Mur berliński trzymał się jeszcze mocno, kiedy Niemcy mogli oglądać premierowe odcinki programu „Wetten daas”. Od tej chwili upłynęły 24 lata. W historii Europy dokonała się cała epoka, ale Niemcy nadal oglądają „Wetten daas”. Teraz otrzymała tę szansę polska publiczność. Od niedawna TVP 2 emituje ten format pod tytułem „Załóż się”. Zasada programu, w największym skrócie, polega na tym, że zawodnicy zakładają się z prowadzącym, iż sprawdzą się w zadanej, trudnej konkurencji. Sekundują im w tym zaproszeni do studia znani artyści. Wielkie, bogato iluminowane widowisko (holenderska ekipa od oświetlenia) łączy nie tylko gatunki telewizyjno-estradowe: reality show, talk-show i rewię, ale także gwiazdy krajowe z zagranicznymi.

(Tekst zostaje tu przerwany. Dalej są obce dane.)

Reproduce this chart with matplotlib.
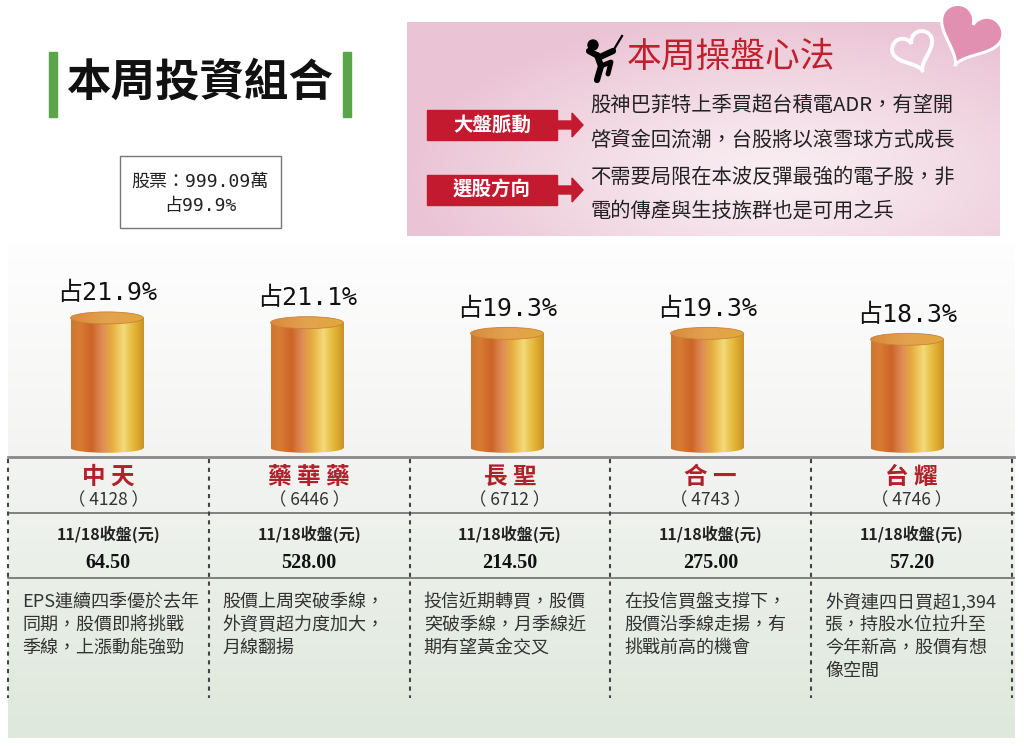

W niemieckiej wersji pojawiła się Madonna; z wężem w ramionach ukazała się aktorka Angelina Jolie; w polskiej edycji zaś zużytemu nieco piosenkarzowi Limahlowi już w premierowym odcinku miłość wyznała serialowa aktorka Katarzyna Bujakiewicz. Kochała się w artyście uczęszczając do przedszkola. Tak to polska telewizja publiczna pięknie łączy stare z nowymi czasy, a Limahl podśpiewuje „The Neverending Story”. Posłuchamy też w trakcie programu m.in. Heleny Vondračˇkovej, Boney M. oraz Africa Simona, a więc ożyją wspomnienia po Sopocie oraz innych internacjonalistycznych imprezach.
Koparka w Jurassic Park
Najistotniejszym jednak walorem widowiska „Załóż się”, i to być może stanowi o jego nieustającej popularności, jest udział zwykłych ludzi, którzy mają szansę, aby popisać się niezwykłymi umiejętnościami. Górnik, gospodyni domowa czy nastolatek mogą na oczach telewizyjnej publiczności usmażyć dwieście naleśników, wykonać skok życia lub rozwiązać węzeł gordyjski. A wszystko to w minutę lub najwyżej półtorej, bo telewizyjny show wymaga szybkości.